What is being asked:
Return the first line, the line containing "W, H = 1141, 583", and every line between them, exactly as they stand.

Provided material:
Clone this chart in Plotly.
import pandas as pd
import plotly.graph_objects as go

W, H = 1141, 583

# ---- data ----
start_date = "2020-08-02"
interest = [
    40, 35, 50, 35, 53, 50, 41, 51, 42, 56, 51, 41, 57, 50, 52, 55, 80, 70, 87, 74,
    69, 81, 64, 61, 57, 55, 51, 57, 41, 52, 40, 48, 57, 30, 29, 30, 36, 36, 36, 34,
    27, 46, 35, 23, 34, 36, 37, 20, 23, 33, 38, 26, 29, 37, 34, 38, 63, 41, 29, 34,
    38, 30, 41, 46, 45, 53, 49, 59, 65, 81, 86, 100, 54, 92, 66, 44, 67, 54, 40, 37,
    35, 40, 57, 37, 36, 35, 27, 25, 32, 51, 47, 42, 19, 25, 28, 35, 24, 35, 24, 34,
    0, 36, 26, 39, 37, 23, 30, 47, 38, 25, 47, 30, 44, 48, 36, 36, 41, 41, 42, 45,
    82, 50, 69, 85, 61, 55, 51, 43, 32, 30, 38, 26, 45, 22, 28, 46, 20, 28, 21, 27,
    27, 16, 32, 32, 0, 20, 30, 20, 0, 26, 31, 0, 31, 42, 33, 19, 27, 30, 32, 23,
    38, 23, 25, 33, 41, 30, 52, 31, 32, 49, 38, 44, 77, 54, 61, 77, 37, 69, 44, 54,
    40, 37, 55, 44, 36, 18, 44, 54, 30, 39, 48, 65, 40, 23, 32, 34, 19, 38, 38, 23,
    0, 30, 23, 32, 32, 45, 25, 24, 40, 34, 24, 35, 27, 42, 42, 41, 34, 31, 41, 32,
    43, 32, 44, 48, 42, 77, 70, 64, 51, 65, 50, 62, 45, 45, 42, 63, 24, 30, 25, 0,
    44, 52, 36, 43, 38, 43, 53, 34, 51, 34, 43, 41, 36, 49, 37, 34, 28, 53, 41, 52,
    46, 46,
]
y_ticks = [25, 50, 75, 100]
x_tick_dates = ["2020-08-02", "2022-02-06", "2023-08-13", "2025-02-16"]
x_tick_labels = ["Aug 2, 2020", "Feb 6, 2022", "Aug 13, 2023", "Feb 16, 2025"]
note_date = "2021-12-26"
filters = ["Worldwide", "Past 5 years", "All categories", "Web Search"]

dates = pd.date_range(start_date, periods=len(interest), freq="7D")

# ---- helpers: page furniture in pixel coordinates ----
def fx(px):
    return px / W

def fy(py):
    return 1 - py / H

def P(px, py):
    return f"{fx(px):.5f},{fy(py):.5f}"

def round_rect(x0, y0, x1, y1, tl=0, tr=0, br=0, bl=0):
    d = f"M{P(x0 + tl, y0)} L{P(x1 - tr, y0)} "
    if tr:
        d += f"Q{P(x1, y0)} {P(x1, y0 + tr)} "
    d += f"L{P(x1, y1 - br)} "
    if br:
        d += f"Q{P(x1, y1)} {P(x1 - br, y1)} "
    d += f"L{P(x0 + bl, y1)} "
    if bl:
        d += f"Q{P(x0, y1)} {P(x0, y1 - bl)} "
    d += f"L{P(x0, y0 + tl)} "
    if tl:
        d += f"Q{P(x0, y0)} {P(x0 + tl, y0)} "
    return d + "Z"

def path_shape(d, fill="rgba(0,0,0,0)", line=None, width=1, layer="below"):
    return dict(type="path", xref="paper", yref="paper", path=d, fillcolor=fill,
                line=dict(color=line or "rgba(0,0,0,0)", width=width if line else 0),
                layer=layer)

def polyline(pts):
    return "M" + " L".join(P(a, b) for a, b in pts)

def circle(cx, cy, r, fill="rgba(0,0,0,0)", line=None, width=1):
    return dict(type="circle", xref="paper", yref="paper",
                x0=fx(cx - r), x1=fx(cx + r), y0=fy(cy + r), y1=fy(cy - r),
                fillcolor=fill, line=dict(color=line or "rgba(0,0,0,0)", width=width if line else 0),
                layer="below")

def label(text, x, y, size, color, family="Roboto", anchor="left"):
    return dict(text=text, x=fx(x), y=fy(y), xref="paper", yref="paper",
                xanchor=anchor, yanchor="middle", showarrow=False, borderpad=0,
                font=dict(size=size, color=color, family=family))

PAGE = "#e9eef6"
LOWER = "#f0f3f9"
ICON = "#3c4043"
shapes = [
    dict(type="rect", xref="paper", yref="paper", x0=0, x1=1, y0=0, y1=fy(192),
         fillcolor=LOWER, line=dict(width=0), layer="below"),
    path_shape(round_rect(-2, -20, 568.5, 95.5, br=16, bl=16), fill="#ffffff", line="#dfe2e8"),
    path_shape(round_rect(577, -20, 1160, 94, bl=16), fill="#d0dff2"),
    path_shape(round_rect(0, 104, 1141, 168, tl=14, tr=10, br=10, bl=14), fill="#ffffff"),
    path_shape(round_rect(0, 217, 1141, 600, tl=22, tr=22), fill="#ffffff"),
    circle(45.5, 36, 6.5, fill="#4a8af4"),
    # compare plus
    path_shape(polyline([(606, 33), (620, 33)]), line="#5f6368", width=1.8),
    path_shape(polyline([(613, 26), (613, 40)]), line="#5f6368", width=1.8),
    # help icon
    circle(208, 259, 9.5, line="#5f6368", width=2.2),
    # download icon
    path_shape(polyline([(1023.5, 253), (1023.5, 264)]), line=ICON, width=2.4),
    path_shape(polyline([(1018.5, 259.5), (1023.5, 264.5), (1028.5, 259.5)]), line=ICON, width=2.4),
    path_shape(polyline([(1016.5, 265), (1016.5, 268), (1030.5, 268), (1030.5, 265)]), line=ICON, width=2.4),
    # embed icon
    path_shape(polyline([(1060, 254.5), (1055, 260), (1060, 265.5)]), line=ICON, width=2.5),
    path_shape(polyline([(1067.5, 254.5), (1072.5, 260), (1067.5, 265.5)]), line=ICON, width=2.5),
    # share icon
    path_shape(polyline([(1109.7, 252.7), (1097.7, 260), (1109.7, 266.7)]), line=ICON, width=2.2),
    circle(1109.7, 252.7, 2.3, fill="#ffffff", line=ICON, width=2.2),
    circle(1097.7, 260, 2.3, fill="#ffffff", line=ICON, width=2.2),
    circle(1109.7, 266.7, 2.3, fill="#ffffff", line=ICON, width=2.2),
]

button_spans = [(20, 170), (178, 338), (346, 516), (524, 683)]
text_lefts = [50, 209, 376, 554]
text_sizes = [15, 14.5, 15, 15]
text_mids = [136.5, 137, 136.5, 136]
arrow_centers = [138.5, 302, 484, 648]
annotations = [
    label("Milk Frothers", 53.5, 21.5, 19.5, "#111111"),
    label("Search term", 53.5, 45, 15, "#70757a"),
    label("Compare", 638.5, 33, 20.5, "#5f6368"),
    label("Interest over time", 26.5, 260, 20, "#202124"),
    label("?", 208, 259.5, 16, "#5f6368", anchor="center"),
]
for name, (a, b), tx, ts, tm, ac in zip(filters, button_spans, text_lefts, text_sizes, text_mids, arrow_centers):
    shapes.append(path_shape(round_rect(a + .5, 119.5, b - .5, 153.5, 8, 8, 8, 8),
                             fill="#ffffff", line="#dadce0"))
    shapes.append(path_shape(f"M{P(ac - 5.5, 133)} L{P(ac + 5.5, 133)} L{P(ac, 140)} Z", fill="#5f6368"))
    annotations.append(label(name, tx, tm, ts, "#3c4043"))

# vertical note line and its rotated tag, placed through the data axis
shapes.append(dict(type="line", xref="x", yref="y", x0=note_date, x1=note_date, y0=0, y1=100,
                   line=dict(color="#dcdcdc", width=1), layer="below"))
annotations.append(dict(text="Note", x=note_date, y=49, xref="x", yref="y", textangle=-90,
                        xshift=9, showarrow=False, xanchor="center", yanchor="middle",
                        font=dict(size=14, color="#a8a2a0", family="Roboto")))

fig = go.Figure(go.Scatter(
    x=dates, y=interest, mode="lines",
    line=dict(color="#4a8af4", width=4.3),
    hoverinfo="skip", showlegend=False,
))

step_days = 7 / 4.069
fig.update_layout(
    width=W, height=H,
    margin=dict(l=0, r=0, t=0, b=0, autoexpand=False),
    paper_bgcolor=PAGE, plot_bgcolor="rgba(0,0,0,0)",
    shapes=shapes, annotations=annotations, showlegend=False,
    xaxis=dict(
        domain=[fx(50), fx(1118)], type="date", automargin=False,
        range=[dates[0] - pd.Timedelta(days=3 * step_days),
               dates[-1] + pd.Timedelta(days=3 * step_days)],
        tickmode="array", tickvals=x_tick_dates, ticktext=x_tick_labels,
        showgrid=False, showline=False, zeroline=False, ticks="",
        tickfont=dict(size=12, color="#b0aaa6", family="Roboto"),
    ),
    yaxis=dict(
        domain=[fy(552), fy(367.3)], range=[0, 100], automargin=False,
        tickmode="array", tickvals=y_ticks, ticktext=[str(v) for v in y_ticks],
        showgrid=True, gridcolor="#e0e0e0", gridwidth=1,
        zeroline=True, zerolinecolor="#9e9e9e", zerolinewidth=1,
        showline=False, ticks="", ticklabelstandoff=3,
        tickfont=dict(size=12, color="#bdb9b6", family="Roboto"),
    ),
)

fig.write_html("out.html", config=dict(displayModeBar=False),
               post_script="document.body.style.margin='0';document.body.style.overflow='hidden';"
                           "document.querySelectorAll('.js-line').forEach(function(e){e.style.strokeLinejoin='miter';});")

Output:
Clone this chart in Plotly.
import pandas as pd
import plotly.graph_objects as go

W, H = 1141, 583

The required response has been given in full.